Yes, I went looking for ratpaths and the history of the Sicilian Cosa Nostra. There really was no choice after reading what Ms. Rust had to say about her inspiration for the story.
Poverty is something I think about a lot. Not because I am poor, but because I have escaped it. My dad could have been Nivvo. When his father was arrested for underground work during WWII, my grandmother slowly but surely went mad with paranoia. My dad would have been six at the time his father was arrested and his little sister four. They went from getting by to being hungry a lot. But things never became as dire as they did for Nivvo and his mom (and soon after his sister).
I suppose this is one reason why I like Nivvo so much. There is no doubt in my mind that given the right/wrong people in his life, my dad could have become a Nivvo. Whether his sister would have been a Reka I do not know. Both characters are survivors and very likeable. Both love each other and do their best to take care of each other – and others in need. Again this is very much like my father and his sister.

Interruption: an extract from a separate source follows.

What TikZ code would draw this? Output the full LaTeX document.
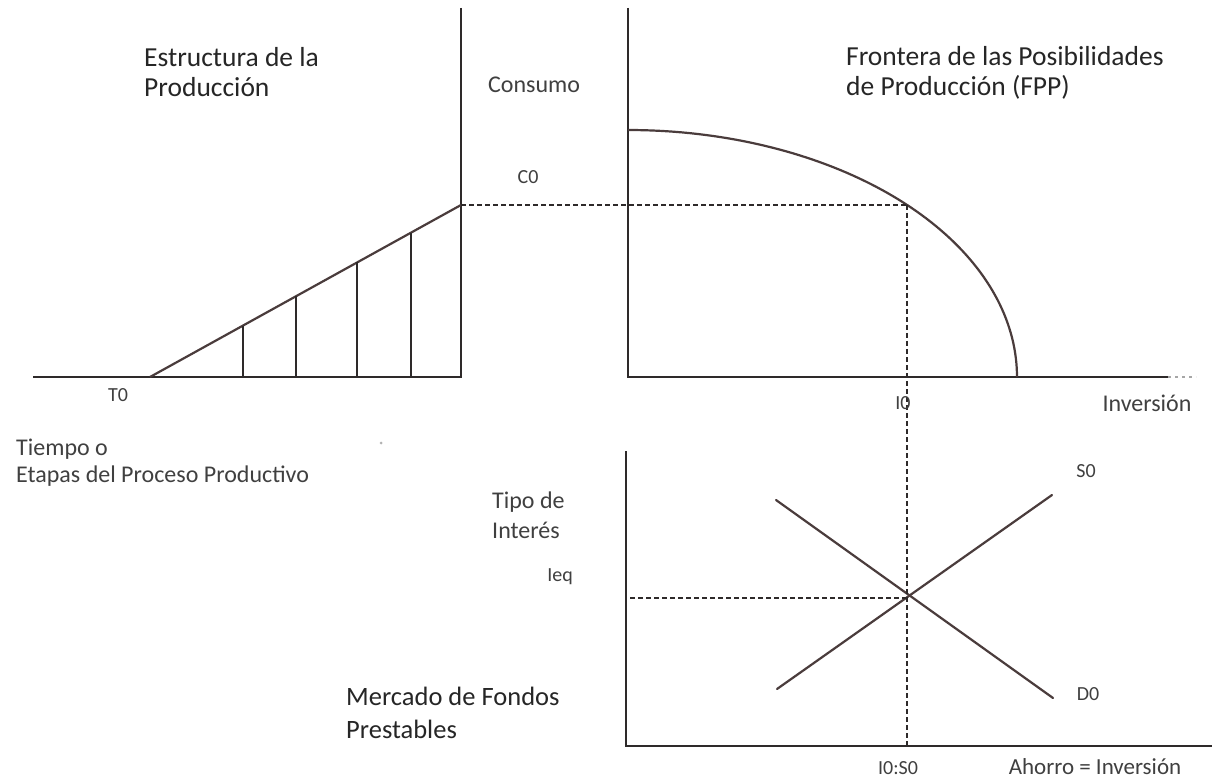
\documentclass[tikz,border=0pt]{standalone}
\usepackage{fontspec}
\setmainfont{Carlito}
\usetikzlibrary{calc}
\definecolor{axiscol}{HTML}{2E2A2A}
\definecolor{linecol}{HTML}{4A3C3C}
\definecolor{txtdark}{HTML}{262626}
\definecolor{txtgray}{HTML}{404040}
\begin{document}
\begin{tikzpicture}[x=1pt,y=-1pt,
  axisline/.style={draw=axiscol,line width=2.8pt},
  curveline/.style={draw=linecol,line width=2.2pt},
  guideline/.style={draw=axiscol,line width=2.8pt,dash pattern=on 5pt off 3pt},
  titletext/.style={font=\fontsize{27.5}{30}\selectfont,text=txtdark,align=left,inner sep=0pt,anchor=west},
  bigtext/.style={font=\fontsize{26.5}{33}\selectfont,text=txtdark,align=left,inner sep=0pt,anchor=west},
  labtext/.style={font=\fontsize{24}{27}\selectfont,text=txtgray,align=left,inner sep=0pt},
  smalltext/.style={font=\fontsize{20}{22}\selectfont,text=txtgray,inner sep=0pt}]
\useasboundingbox (0,0) rectangle (1212,783);
\fill[white] (0,0) rectangle (1212,783);

% ---------- top-left panel: Estructura de la Produccion
\coordinate (L1top) at (461,8);
\coordinate (L1o) at (461,377);
\coordinate (L1left) at (33,377);
\coordinate (T0pt) at (150,377);
\coordinate (C0pt) at (461,205);
\draw[axisline] (L1top) -- (L1o) -- (L1left);
\draw[curveline] (T0pt) -- (C0pt);
\foreach \t/\n in {0.299/a,0.469/b,0.666/c,0.839/d}{
  \coordinate (v\n) at ($(T0pt)!\t!(C0pt)$);
  \draw[axisline,line width=2.4pt] (v\n) -- (v\n |- L1o);
}

% ---------- top-right panel: FPP
\coordinate (R1top) at (628,8);
\coordinate (R1o) at (628,377);
\coordinate (R1right) at (1168,377);
\coordinate (R1dots) at (1196,377);
\coordinate (Ept) at (907,205);
\draw[axisline] (R1top) -- (R1o) -- (R1right);
\draw[draw=gray!70,line width=2.4pt,dash pattern=on 3pt off 4pt] (R1right) -- (R1dots);
\draw[curveline] plot[domain=0:90,samples=80] ({628+389*sin(\x)},{377-247*cos(\x)});

% ---------- bottom panel: Mercado de Fondos Prestables
\coordinate (B1top) at (626,451);
\coordinate (B1o) at (626,746);
\coordinate (B1right) at (1212,746);
\coordinate (Xpt) at (907,598);
\coordinate (Bbase) at (907,745);
\draw[axisline] (B1top) -- (B1o) -- (B1right);
\coordinate (DDa) at (776,500);
\coordinate (DDb) at (1053,698);
\coordinate (SOa) at (777,689);
\coordinate (SOb) at (1052,495);
\draw[curveline,line cap=round] (DDa) -- (DDb);
\draw[curveline,line cap=round] (SOa) -- (SOb);

% ---------- dashed guides
\draw[guideline] (C0pt) -- (Ept);
\draw[guideline] (Ept) -- (Bbase);
\coordinate (IeqL) at (630,598);
\draw[guideline] (IeqL) -- (Xpt);

% ---------- texts
\node[titletext] (t1) at (144,72) {Estructura de la\\Producción};
\node[titletext] (t2) at (846,73) {Frontera de las Posibilidades\\de Producción (FPP)};
\node[labtext,anchor=west] (cons) at (488,85) {Consumo};
\node[smalltext] (c0) at (528,177) {C0};
\node[smalltext] (t0) at (118,395) {T0};
\node[smalltext] (i0) at (903,403) {I0};
\node[labtext] (inv) at (1147,403) {Inversión};
\node[labtext,anchor=west] (tiempo) at (16,463) {Tiempo o\\Etapas del Proceso Productivo};
\node[circle,fill=gray!60,inner sep=0pt,minimum size=3pt] (dot) at (381,443) {};
\node[labtext,anchor=west,font=\fontsize{24}{30}\selectfont] (tipo) at (492,515) {Tipo de\\Interés};
\node[smalltext] (ieq) at (560,577) {Ieq};
\node[smalltext] (s0) at (1086,471) {S0};
\node[smalltext] (d0) at (1088,694) {D0};
\node[bigtext] (merc) at (346,713) {Mercado de Fondos\\Prestables};
\node[smalltext,anchor=base] (ios) at (898,774) {I0:S0};
\node[labtext,anchor=base,font=\fontsize{23}{25}\selectfont] (ahorro) at (1095,774) {Ahorro = Inversión};
\end{tikzpicture}
\end{document}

Reka has grown up without her mother and was taken care of by a poor fire priest. At the beginning of the story, Bappo Andori had died not many months previously. At this point Reka is thirteen years old. In many places today being thirteen and poor grows you up awfully fast. With the help of Nivvo’s contractor, she gains control of the estate and keeps up the good work for the homeless.
Nivvo is a thief and a good one. The underworld’s boss, Vicco Cambrosi, wants Nivvo as part of his organization, but that would mean loss of freedom to choose assignments. Nivvo does not want this, but fears a point may be reached when he no longer has a choice.
Ratpaths is for the most part about Nivvo stealing a person, and the mess that makes of life in Istonnia and Nivvo’s life. Ratpaths also gives us a look at Nivvo’s past and gently prods us toward realizing a vital thing about him. Ratpaths was a fun and flowing story.